Top officials of Turkmenistan, Afghanistan, Pakistan and India signed an agreement to build a major gas pipeline from Turkmenistan.

On December 15th, top officials of Turkmenistan, Afghanistan, Pakistan and India signed an agreement to build a major gas pipeline from Turkmenistan that would help meet the growing energy needs of its three partners, and potentially stabilize the region.

"This is a project that we have long supported in principle," said Assistant Secretary of State for South and Central Asian Affairs Robert Blake. "We believe there is a great strategic logic to trying to link the oil and gas reserves of Turkmenistan with the large and growing energy markets of South Asia."

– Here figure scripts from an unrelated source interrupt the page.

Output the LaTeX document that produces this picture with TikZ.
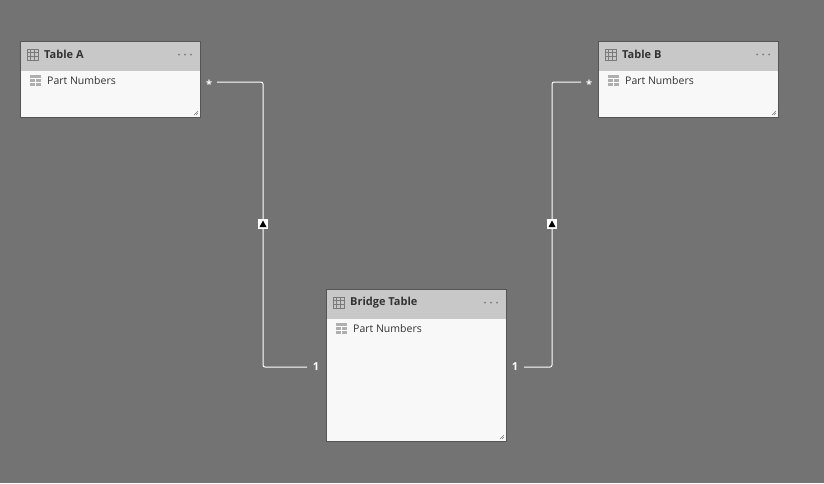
\documentclass[tikz,border=0pt]{standalone}
\usepackage{fontspec}
\setmainfont{Open Sans}
\usetikzlibrary{positioning}
\definecolor{canvas}{HTML}{737373}
\definecolor{headgray}{HTML}{C8C8C8}
\definecolor{bodywhite}{HTML}{F8F8F8}
\definecolor{textgray}{HTML}{333333}
\definecolor{icongray}{HTML}{7A7A7A}
\tikzset{
  tablebody/.style={draw=icongray!70!black, fill=bodywhite, line width=0.8pt},
  tablehead/.style={fill=headgray},
  headtext/.style={anchor=west, inner sep=0pt, font=\bfseries\fontsize{11}{13}\selectfont, text=textgray},
  fieldtext/.style={anchor=west, inner sep=0pt, font=\fontsize{10.5}{13}\selectfont, text=textgray},
  link/.style={draw=white, line width=1pt, rounded corners=2pt},
  cardtext/.style={inner sep=0pt, text=white, font=\bfseries\fontsize{11}{13}\selectfont},
  dirbox/.style={fill=white, minimum size=10pt, inner sep=0pt},
  icongrid/.style={draw=icongray, line width=0.9pt},
}
% one model table: #1 name, #2 left, #3 top, #4 bottom, #5 title
\newcommand{\modeltable}[5]{
  \draw[tablebody] (#2,#3) rectangle ++(180,#4-#3);
  \fill[tablehead] (#2+0.5,#3+0.5) rectangle ++(179,29.5);
  \coordinate (#1_nw) at (#2,#3);
  \draw[icongrid] (#2+7,#3+8) rectangle (#2+18,#3+19);
  \foreach \k in {3.67,7.33}
    \draw[icongrid] (#2+7+\k,#3+8) -- (#2+7+\k,#3+19) (#2+7,#3+8+\k) -- (#2+18,#3+8+\k);
  \node[headtext] (#1_title) at (#2+24,#3+13.5) {#5};
  \foreach \d in {0,1,2} \fill[icongray] (#2+159+6*\d,#3+13.5) circle (1);
  \fill[icongray!60] (#2+10,#3+34) rectangle (#2+21,#3+45);
  \draw[white, line width=0.7pt] (#2+10,#3+37.7) -- (#2+21,#3+37.7) (#2+10,#3+41.3) -- (#2+21,#3+41.3) (#2+15.5,#3+37.7) -- (#2+15.5,#3+45);
  \node[fieldtext] (#1_field) at (#2+27,#3+39.5) {Part Numbers};
  \draw[icongray, line width=0.5pt] (#2+174,#4-2) -- (#2+178,#4-6) (#2+176,#4-2) -- (#2+178,#4-4);
}
\begin{document}
\begin{tikzpicture}[x=1pt, y=-1pt]
\fill[canvas] (0,0) rectangle (824,483);
\modeltable{tablea}{20}{41}{117}{Table A}
\modeltable{tableb}{598}{41}{117}{Table B}
\modeltable{bridge}{326}{289}{441}{Bridge Table}

% Table A to bridge
\node[cardtext] (starA) at (209,84) {*};
\node[cardtext] (oneA) at (316,367) {1};
\coordinate (startA) at (217,82);
\coordinate (endA) at (307,367);
\draw[link] (startA) -| (263,367) -- (endA);
\node[dirbox] (dirA) at (263,224) {};
\fill[black] ([xshift=-3.5pt,yshift=-3pt]dirA.center) -- ([xshift=3.5pt,yshift=-3pt]dirA.center) -- ([yshift=3.5pt]dirA.center) -- cycle;

% Table B to bridge
\node[cardtext] (starB) at (589,84) {*};
\node[cardtext] (oneB) at (515,367) {1};
\coordinate (startB) at (581,82);
\coordinate (endB) at (524,367);
\draw[link] (startB) -| (552,367) -- (endB);
\node[dirbox] (dirB) at (552,224) {};
\fill[black] ([xshift=-3.5pt,yshift=-3pt]dirB.center) -- ([xshift=3.5pt,yshift=-3pt]dirB.center) -- ([yshift=3.5pt]dirB.center) -- cycle;
\end{tikzpicture}
\end{document}
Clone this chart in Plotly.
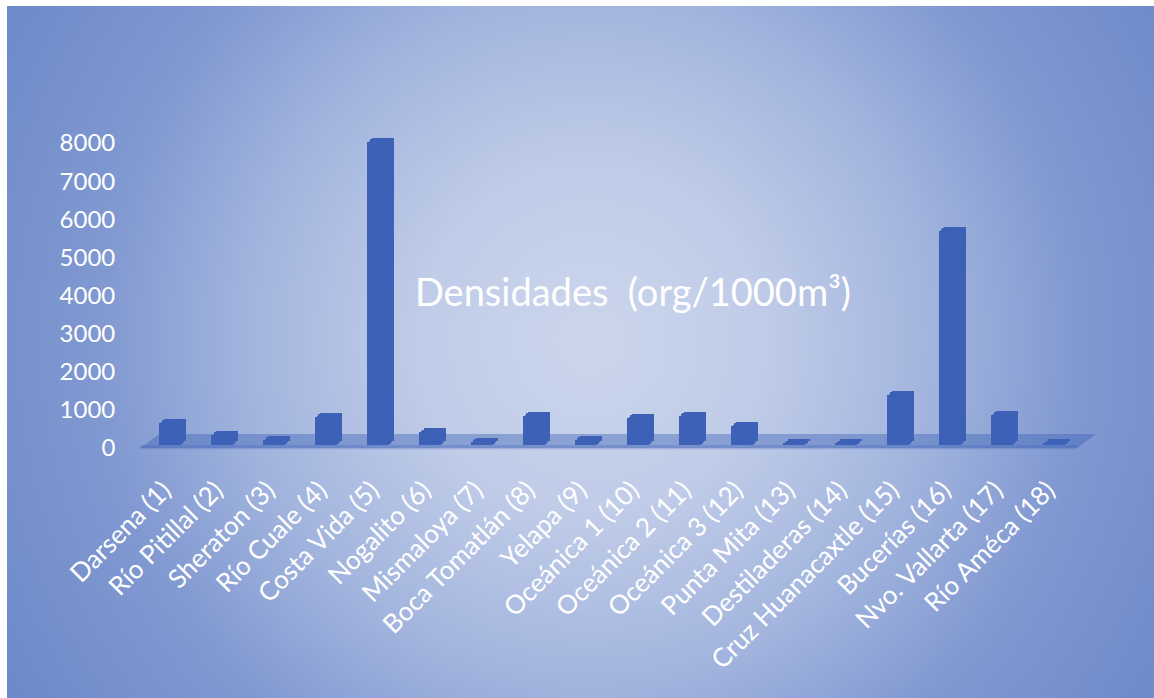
import base64
import plotly.graph_objects as go

# Sampling sites along the bay
sites = [
    "Darsena (1)", "Río Pitillal (2)", "Sheraton (3)", "Río Cuale (4)",
    "Costa Vida (5)", "Nogalito (6)", "Mismaloya (7)", "Boca Tomatlán (8)",
    "Yelapa (9)", "Oceánica 1 (10)", "Oceánica 2 (11)", "Oceánica 3 (12)",
    "Punta Mita (13)", "Destiladeras (14)", "Cruz Huanacaxtle (15)",
    "Bucerías (16)", "Nvo. Vallarta (17)", "Río Améca (18)",
]
# Densities (org/1000 m3)
densities = [575, 260, 130, 730, 7950, 330, 90, 760, 140, 710, 770, 500,
             40, 40, 1310, 5620, 790, 30]
y_ticks = [0, 1000, 2000, 3000, 4000, 5000, 6000, 7000, 8000]

W, H = 1154, 698
BAR = "#3C61B6"
FONT = "Lato"

# pseudo-3D geometry (x in category units, y in value units)
FRONT_OFFSET = -0.26
FRONT_W = 0.423
DEPTH_X = 0.096
DEPTH_Y = 105
BASE = 79

# radial gradient backdrop with a thin white frame
svg = f"""<svg xmlns='http://www.w3.org/2000/svg' width='{W}' height='{H}'>
<defs><radialGradient id='g' gradientUnits='userSpaceOnUse' cx='590' cy='340' r='680'>
<stop offset='0' stop-color='#CBD6EC'/>
<stop offset='0.25' stop-color='#C0CCE8'/>
<stop offset='0.5' stop-color='#A3B5DE'/>
<stop offset='0.72' stop-color='#8199D1'/>
<stop offset='1' stop-color='#6C89C9'/>
</radialGradient></defs>
<rect width='{W}' height='{H}' fill='white'/>
<rect x='7' y='6' width='{W-7}' height='{H-6}' fill='url(#g)'/>
</svg>"""
bg_src = "data:image/svg+xml;base64," + base64.b64encode(svg.encode()).decode()

x = list(range(len(sites)))
fig = go.Figure()

# stack of offset boxes from back to front gives the extruded bar look
steps = [1.0, 2 / 3, 1 / 3, 0.0]
for t in steps:
    fig.add_trace(go.Bar(
        x=x, y=densities,
        base=[BASE + t * DEPTH_Y] * len(x),
        offset=FRONT_OFFSET + t * DEPTH_X,
        width=FRONT_W,
        marker=dict(color=BAR, line=dict(width=0)),
        hoverinfo="skip", showlegend=False,
    ))

# floor slab under the bars
x0, x1 = -0.62, 17.40
dxf, dyf = 0.36, 367
floor_path = (f"M {x0},0 L {x1},0 L {x1 + dxf},{dyf} "
              f"L {x0 + dxf},{dyf} Z")
edge_path = (f"M {x0},-30 L {x1},-30 L {x1},80 L {x0},80 Z")

# plot-area placement in pixels
left_px, right_px = 136.1, 1095.5
xr = [-0.7, 17.75]
top_px, bot_px = 100, 460
ppu = (448 - 143) / 8000.0
y_lo = -(bot_px - 448) / ppu
y_hi = 8000 + (143 - top_px) / ppu

fig.update_layout(
    width=W, height=H,
    margin=dict(l=0, r=0, t=0, b=0),
    paper_bgcolor="rgba(0,0,0,0)",
    plot_bgcolor="rgba(0,0,0,0)",
    barmode="overlay",
    bargap=0,
    showlegend=False,
    font=dict(family=FONT, color="white"),
    images=[dict(source=bg_src, xref="paper", yref="paper", x=0, y=1,
                 sizex=1, sizey=1, xanchor="left", yanchor="top",
                 sizing="stretch", layer="below")],
    shapes=[
        dict(type="path", path=floor_path, xref="x", yref="y",
             fillcolor="rgba(60,97,182,0.42)", line=dict(width=0),
             layer="below"),
        dict(type="path", path=edge_path, xref="x", yref="y",
             fillcolor="rgba(60,97,182,0.25)", line=dict(width=0),
             layer="below"),
    ],
    title=dict(
        text="Densidades\u00a0 (org/1000m³)",
        x=633 / W, y=1 - 293 / H, xanchor="center", yanchor="middle",
        xref="paper", yref="container",
        font=dict(family=FONT, size=38, color="white"),
    ),
    xaxis=dict(
        domain=[left_px / W, right_px / W],
        range=xr,
        tickmode="array", tickvals=x, ticktext=sites,
        tickangle=-45,
        tickfont=dict(family=FONT, size=26, color="white"),
        ticks="", ticklabelshift=-9, ticklabelstandoff=9,
        showgrid=False, zeroline=False, showline=False,
        automargin=False, fixedrange=True,
    ),
    yaxis=dict(
        domain=[1 - bot_px / H, 1 - top_px / H],
        range=[y_lo, y_hi],
        tickmode="array", tickvals=y_ticks,
        ticktext=[str(v) for v in y_ticks],
        tickfont=dict(family=FONT, size=24, color="white"),
        ticks="outside", ticklen=15, tickcolor="rgba(0,0,0,0)",
        showgrid=False, zeroline=False, showline=False,
        automargin=False, fixedrange=True,
    ),
)

fig.write_html("out.html", config={"displayModeBar": False})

Indeed, the Turkmenistan-Afghanistan-Pakistan-India pipeline, or TAPI, could be enormously important to the four nations involved. While Turkmenistan is in need of new markets to consume its huge natural gas reserves, Pakistan and India are badly in need of additional energy resources. As a joint project for Pakistan and India, it could build trust and diminish acrimony between the two neighbors; and it could further strengthen the already good relations between India and Afghanistan. Meanwhile, the project would help Afghanistan's nation-building and development, while providing local Afghan communities with well-paying jobs, and supplying new sources of power and heating.

Much work remains to be done, particularly to arrange financing for the project and determine a secure route. The roughly 17,000 kilometer pipeline would run through parts of Afghanistan, including the Taliban strongholds of Herat and Kandahar; continue into Pakistan's Baluchistan province, and terminate in India’s Punjab.

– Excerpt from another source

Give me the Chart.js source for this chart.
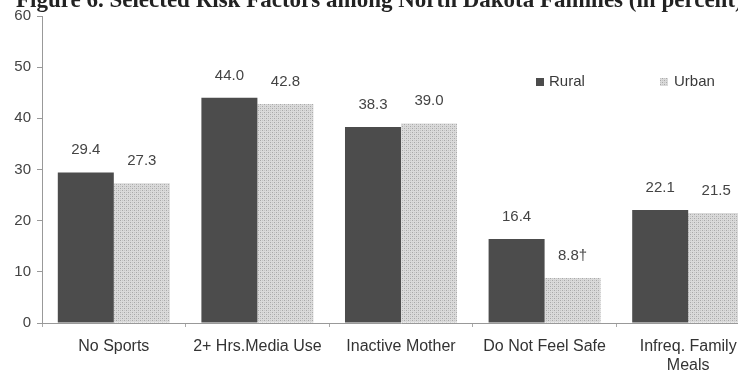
<!DOCTYPE html>
<html>
<head>
<meta charset="utf-8">
<script src="https://cdn.jsdelivr.net/npm/chart.js@4"></script>
<style>
  html, body { margin: 0; padding: 0; background: #fff; overflow: hidden; }
  #wrap { width: 760px; height: 387px; }
</style>
</head>
<body>
<div id="wrap"><canvas id="myChart" width="760" height="387"></canvas></div>
<script>
const categories = ['No Sports', '2+ Hrs.Media Use', 'Inactive Mother', 'Do Not Feel Safe', ['Infreq. Family', 'Meals']];
const rural = [29.4, 44.0, 38.3, 16.4, 22.1];
const urban = [27.3, 42.8, 39.0, 8.8, 21.5];
const ruralLabels = ['29.4', '44.0', '38.3', '16.4', '22.1'];
const urbanLabels = ['27.3', '42.8', '39.0', '8.8\u2020', '21.5'];
const yTicks = [0, 10, 20, 30, 40, 50, 60];
const titleHead = 'Figure 6. Selected Risk Factors among North Dakota ';
const titleTail = 'Families (in percent)';

const textFont = '"Liberation Sans", Arial, sans-serif';

// dotted light grey like the scanned print
function urbanPattern() {
    const c = document.createElement('canvas');
    c.width = 4; c.height = 4;
    const g = c.getContext('2d');
    g.fillStyle = '#dadada';
    g.fillRect(0, 0, 4, 4);
    g.fillStyle = '#a8a8a8';
    g.fillRect(0, 0, 1, 1);
    g.fillRect(2, 2, 1, 1);
    g.fillStyle = '#c4c4c4';
    g.fillRect(2, 0, 1, 1);
    g.fillRect(0, 2, 1, 1);
    return g.createPattern(c, 'repeat');
}
const ruralColor = '#4c4c4c';
const urbanFill = urbanPattern();

const valueLabels = {
    id: 'valueLabels',
    afterDatasetsDraw(chart) {
        const ctx = chart.ctx;
        ctx.save();
        ctx.font = '15px ' + textFont;
        ctx.fillStyle = '#444';
        ctx.textAlign = 'center';
        ctx.textBaseline = 'bottom';
        [ruralLabels, urbanLabels].forEach((labels, di) => {
            chart.getDatasetMeta(di).data.forEach((bar, i) => {
                ctx.fillText(labels[i], bar.x, bar.y - 15);
            });
        });
        ctx.restore();
    }
};

const legendAndTitle = {
    id: 'legendAndTitle',
    afterDraw(chart) {
        const ctx = chart.ctx;
        ctx.save();
        // title, only its lower half survived the scan
        ctx.font = 'bold 23px "Liberation Serif", "Times New Roman", serif';
        ctx.fillStyle = '#222';
        ctx.textAlign = 'left';
        ctx.textBaseline = 'alphabetic';
        const headW = ctx.measureText(titleHead).width;
        ctx.fillText(titleHead + titleTail, 540 - headW, 7);
        // legend
        ctx.font = '15px ' + textFont;
        ctx.textBaseline = 'middle';
        ctx.fillStyle = ruralColor;
        ctx.fillRect(536, 78, 8, 8);
        ctx.fillStyle = urbanFill;
        ctx.fillRect(660, 78, 8, 8);
        ctx.fillStyle = '#3a3a3a';
        ctx.fillText('Rural', 549, 82);
        ctx.fillText('Urban', 674, 82);
        ctx.restore();
    }
};

const ctx = document.getElementById('myChart').getContext('2d');

const myChart = new Chart(ctx, {
    type: 'bar',
    data: {
        labels: categories,
        datasets: [
            {
                label: 'Rural',
                data: rural,
                backgroundColor: ruralColor,
                borderWidth: 0,
                barPercentage: 1.0,
                categoryPercentage: 0.78
            },
            {
                label: 'Urban',
                data: urban,
                backgroundColor: urbanFill,
                borderWidth: 0,
                barPercentage: 1.0,
                categoryPercentage: 0.78
            }
        ]
    },
    plugins: [valueLabels, legendAndTitle],
    options: {
        responsive: false,
        animation: false,
        layout: { padding: { top: 16, right: 0, left: 0, bottom: 0 } },
        plugins: {
            legend: { display: false },
            tooltip: { enabled: false }
        },
        scales: {
            x: {
                grid: { drawOnChartArea: false, drawTicks: true, tickLength: 4, color: '#aaa' },
                border: { color: '#999', width: 1 },
                ticks: {
                    color: '#333',
                    font: { family: textFont, size: 16 },
                    padding: 10,
                    maxRotation: 0,
                    autoSkip: false
                },
                afterFit(scale) { scale.height = 64; }
            },
            y: {
                min: 0,
                max: 60,
                grid: { drawOnChartArea: false, drawTicks: true, tickLength: 5, color: '#999' },
                border: { color: '#999', width: 1 },
                afterBuildTicks(scale) { scale.ticks = yTicks.map(v => ({ value: v })); },
                ticks: {
                    color: '#444',
                    font: { family: textFont, size: 15 },
                    padding: 6
                },
                afterFit(scale) { scale.width = 42; }
            }
        }
    }
});
</script>
</body>
</html>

"It is important to remember that pipelines are long-term projects with long-term horizons, and that the immense effort involved will produce long-term benefits for Turkmenistan and the region," said State Department Deputy Assistant Secretary of South and Central Asian Affairs Susan Elliott. "TAPI's route may serve as a stabilizing corridor, linking neighbors together in economic growth and prosperity. The road ahead is long for this project, but the benefits could be tremendous.

"The United States, Turkmenistan and the world community share a common interest in a stable and secure Afghanistan," said Deputy Secretary Elliott. "Initiatives like this contribute to Afghanistan's development."